Protesting topless, however, cost Shevchenko her well-paid job working in the Kyiv mayor’s press office. Her dismissal for political as opposed to professional reasons still rankles.
In France she has earned public and even official recognition. Last December the magazine Madame Figaro included Shevchenko in its list of the world’s top 20 iconic women. Recently, Shevchenko was revealed as the inspiration for an image of Marianne, the mythical female symbol of the French Republic portrayed on French stamps. Former Marianne models have included Brigitte Bardot and Catherine Deneuve. “Well, who else to embody modern feminism in France if not FEMEN?” asks Shevchenko.

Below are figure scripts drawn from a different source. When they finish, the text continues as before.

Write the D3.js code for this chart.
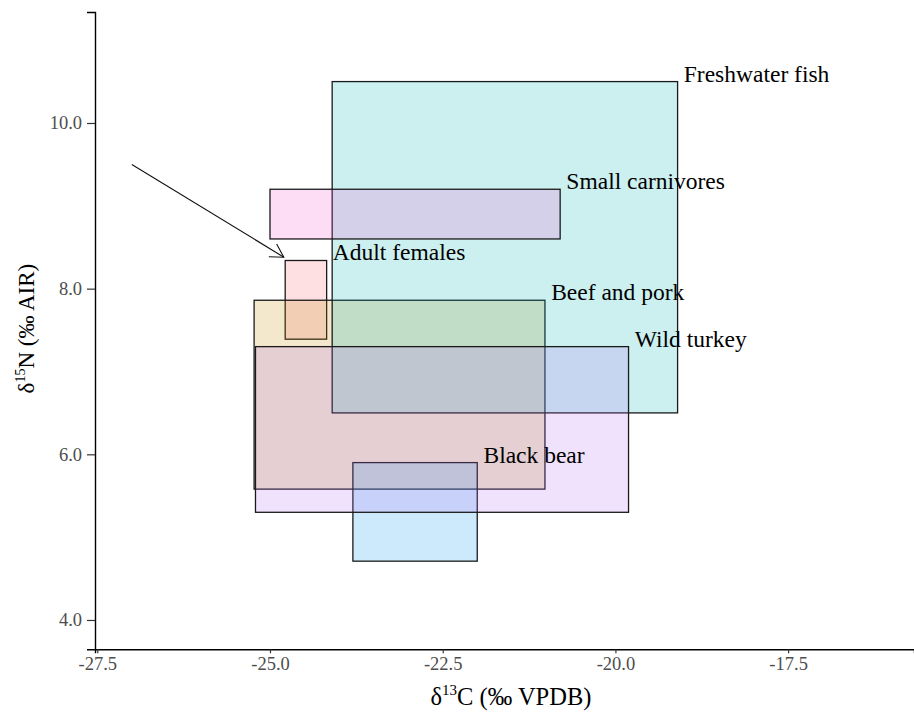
<!DOCTYPE html>
<html>
<head>
<meta charset="utf-8">
<script src="https://cdn.jsdelivr.net/npm/d3@7"></script>
<style>
  html, body { margin: 0; padding: 0; background: #fff; }
  svg { display: block; }
  text { font-family: "Liberation Serif", "Times New Roman", serif; }
</style>
</head>
<body>
<svg id="chart" width="914" height="712"></svg>
<script>
// Isotopic ranges (min/max) for each food source and for the adult females
const groups = ["Adult females", "Beef and pork", "Black bear", "Freshwater fish", "Small carnivores", "Wild turkey"];
const c13Min = [-24.78, -25.23, -23.80, -24.10, -25.00, -25.21];
const c13Max = [-24.18, -21.02, -22.00, -19.10, -20.80, -19.81];
const n15Min = [7.39, 5.58, 4.71, 6.50, 8.60, 5.30];
const n15Max = [8.34, 7.86, 5.90, 10.50, 9.20, 7.30];
const fills = ["#fa646e", "#c38c00", "#0096f0", "#00b4b4", "#f550cd", "#b46ef0"];

// Label anchors (upper right corner of each box, nudged right)
const labelNudge = 0.09;

// Arrow pointing at the adult female box
const arrowFrom = [-27.0, 9.5];
const arrowTo = [-24.8, 8.38];

const xTicks = [-27.5, -25.0, -22.5, -20.0, -17.5];
const yTicks = [4.0, 6.0, 8.0, 10.0];

const W = 914, H = 712;
const margin = { top: 12, right: 0, bottom: 62.7, left: 95 };

const svg = d3.select("#chart");

const x = d3.scaleLinear().domain([-27.533, -15.678]).range([margin.left, W - margin.right]);
const y = d3.scaleLinear().domain([3.646, 11.34]).range([H - margin.bottom, margin.top]);

const rows = groups.map((g, i) => ({
  name: g, x0: c13Min[i], x1: c13Max[i], y0: n15Min[i], y1: n15Max[i], fill: fills[i]
}));

// Boxes
svg.append("g").selectAll("rect").data(rows).join("rect")
  .attr("x", d => x(d.x0))
  .attr("y", d => y(d.y1))
  .attr("width", d => x(d.x1) - x(d.x0))
  .attr("height", d => y(d.y0) - y(d.y1))
  .attr("fill", d => d.fill)
  .attr("fill-opacity", 0.2)
  .attr("stroke", "#1a1a1a")
  .attr("stroke-width", 1.3);

// Box labels
svg.append("g").selectAll("text").data(rows).join("text")
  .attr("x", d => x(d.x1 + labelNudge))
  .attr("y", d => y(d.y1))
  .attr("font-size", 23.5)
  .attr("fill", "#000")
  .text(d => d.name);

// Arrow with open head
const ax0 = x(arrowFrom[0]), ay0 = y(arrowFrom[1]);
const ax1 = x(arrowTo[0]), ay1 = y(arrowTo[1]);
const ang = Math.atan2(ay1 - ay0, ax1 - ax0);
const headLen = 15, headAng = Math.PI / 6;
const arrow = svg.append("g").attr("stroke", "#111").attr("stroke-width", 1.1).attr("fill", "none");
arrow.append("line").attr("x1", ax0).attr("y1", ay0).attr("x2", ax1).attr("y2", ay1);
arrow.append("path").attr("d", d3.line()([
  [ax1 - headLen * Math.cos(ang - headAng), ay1 - headLen * Math.sin(ang - headAng)],
  [ax1, ay1],
  [ax1 - headLen * Math.cos(ang + headAng), ay1 - headLen * Math.sin(ang + headAng)]
]));

// Axes (plain hyphen for negative tick labels)
const fmt = d => d3.format(".1f")(d).replace("−", "-");
const xAxis = d3.axisBottom(x).tickValues(xTicks).tickFormat(fmt).tickSizeOuter(0).tickSize(4).tickPadding(4);
const yAxis = d3.axisLeft(y).tickValues(yTicks).tickFormat(fmt).tickSizeOuter(0).tickSize(8).tickPadding(5);

const gx = svg.append("g").attr("transform", `translate(0,${H - margin.bottom})`).call(xAxis);
const gy = svg.append("g").attr("transform", `translate(${margin.left},0)`).call(yAxis);

[gx, gy].forEach(g => {
  g.select(".domain").attr("stroke", "#000").attr("stroke-width", 1.4);
  g.selectAll(".tick line").attr("stroke", "#333").attr("stroke-width", 1.2);
  g.selectAll(".tick text")
    .attr("font-family", "'Liberation Serif', 'Times New Roman', serif")
    .attr("font-size", 18.5)
    .attr("fill", "#4d4d4d");
});

// Axis titles
const xTitle = svg.append("text")
  .attr("x", 511)
  .attr("y", 705)
  .attr("text-anchor", "middle")
  .attr("font-size", 24.5)
  .attr("fill", "#000");
xTitle.append("tspan").text("δ");
xTitle.append("tspan").attr("font-size", 15).attr("dy", -10).text("13");
xTitle.append("tspan").attr("dy", 10).text("C (‰ VPDB)");

const yTitle = svg.append("text")
  .attr("transform", `translate(34,${(margin.top + H - margin.bottom) / 2 - 2}) rotate(-90)`)
  .attr("text-anchor", "middle")
  .attr("font-size", 23)
  .attr("fill", "#000");
yTitle.append("tspan").text("δ");
yTitle.append("tspan").attr("font-size", 14).attr("dy", -9).text("15");
yTitle.append("tspan").attr("dy", 9).text("N (‰ AIR)");
</script>
</body>
</html>
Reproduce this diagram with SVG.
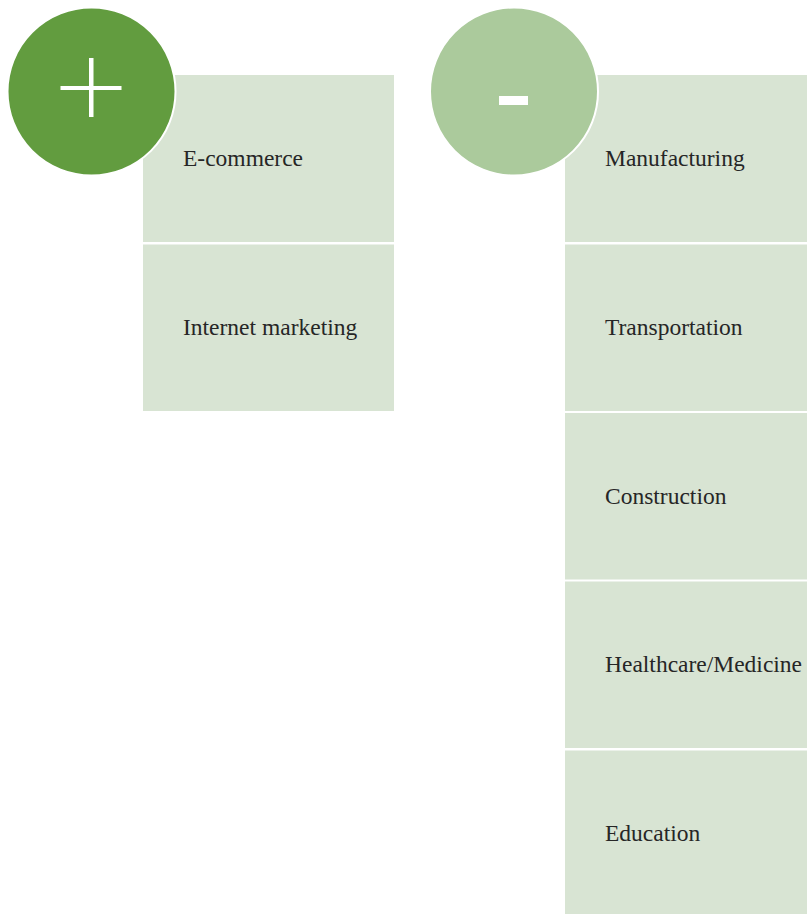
<svg xmlns="http://www.w3.org/2000/svg" width="807" height="914" viewBox="0 0 807 914">
<style>
.box{fill:#d8e4d3}
.lbl{font-family:"Liberation Serif","Times New Roman",serif;font-size:23.5px;fill:#262626}
</style>
<rect x="0" y="0" width="807" height="914" fill="#ffffff"/>
<g id="connectors"></g>
<g id="plus-e-commerce">
<rect class="box" x="143" y="75" width="251" height="167"/>
<text class="lbl" x="183" y="166">E-commerce</text>
</g>
<g id="plus-internet-marketing">
<rect class="box" x="143" y="244.5" width="251" height="166.5"/>
<text class="lbl" x="183" y="335">Internet marketing</text>
</g>
<g id="plus-circle">
<circle cx="91.5" cy="91.5" r="84" fill="#629c3f" stroke="#ffffff" stroke-width="2"/>
<rect x="60.5" y="86" width="61" height="4" fill="#ffffff"/>
<rect x="89" y="58" width="4.5" height="59" fill="#ffffff"/>
</g>
<g id="minus-manufacturing">
<rect class="box" x="565" y="75" width="242" height="167"/>
<text class="lbl" x="605" y="166">Manufacturing</text>
</g>
<g id="minus-transportation">
<rect class="box" x="565" y="244.5" width="242" height="166.5"/>
<text class="lbl" x="605" y="335">Transportation</text>
</g>
<g id="minus-construction">
<rect class="box" x="565" y="413" width="242" height="166.5"/>
<text class="lbl" x="605" y="503.5">Construction</text>
</g>
<g id="minus-healthcare">
<rect class="box" x="565" y="581.5" width="242" height="166.5"/>
<text class="lbl" x="605" y="672">Healthcare/Medicine</text>
</g>
<g id="minus-education">
<rect class="box" x="565" y="750.5" width="242" height="163.5"/>
<text class="lbl" x="605" y="841">Education</text>
</g>
<g id="minus-circle">
<circle cx="514" cy="91.5" r="84" fill="#abca9c" stroke="#ffffff" stroke-width="2"/>
<rect x="499" y="96" width="29" height="9" fill="#ffffff"/>
</g>
</svg>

The stamp sent Right-wing Christian groups in France into fits of apoplexy and sparked calls for a boycott of it. Shevchenko responded in kind, tweeting: “Now all homophobes, extremists, fascists will have to lick my ass when they want to send a letter.”
Of FEMEN’s impending assault on London and Britain, Shevchenko will not give details, but suggests the fight will centre on the “Islamic oppression of women” and its symbols “the veil and sharia law”. She has no truck with political correctness.
“I watch the BBC and see intelligent women and ‘Muslim feminists’ — an interesting concept in itself — argue they are free to wear the hijab. But their words hide the fact that millions of other Muslim women are obliged to do it. I don’t agree that it’s a choice,” she says, her voice crackling with anger.
“People accused us of being anti-Islam, anti-Christian ... we are not, we are anti-religion. All religion. People say ‘Why do you protest topless, it is hurtful to our religion’. Well, women’s breasts are a clear symbol of women’s fight. We have reclaimed our bodies.
“I hear the news of women’s oppression in places like Egypt and I feel a huge need to take off my clothes and show my body as a political statement. And we have clearly touched a nerve because the FEMEN movement is growing around the world. I cannot travel to London, but FEMEN is coming ... soon.”
London, you have definitely been warned.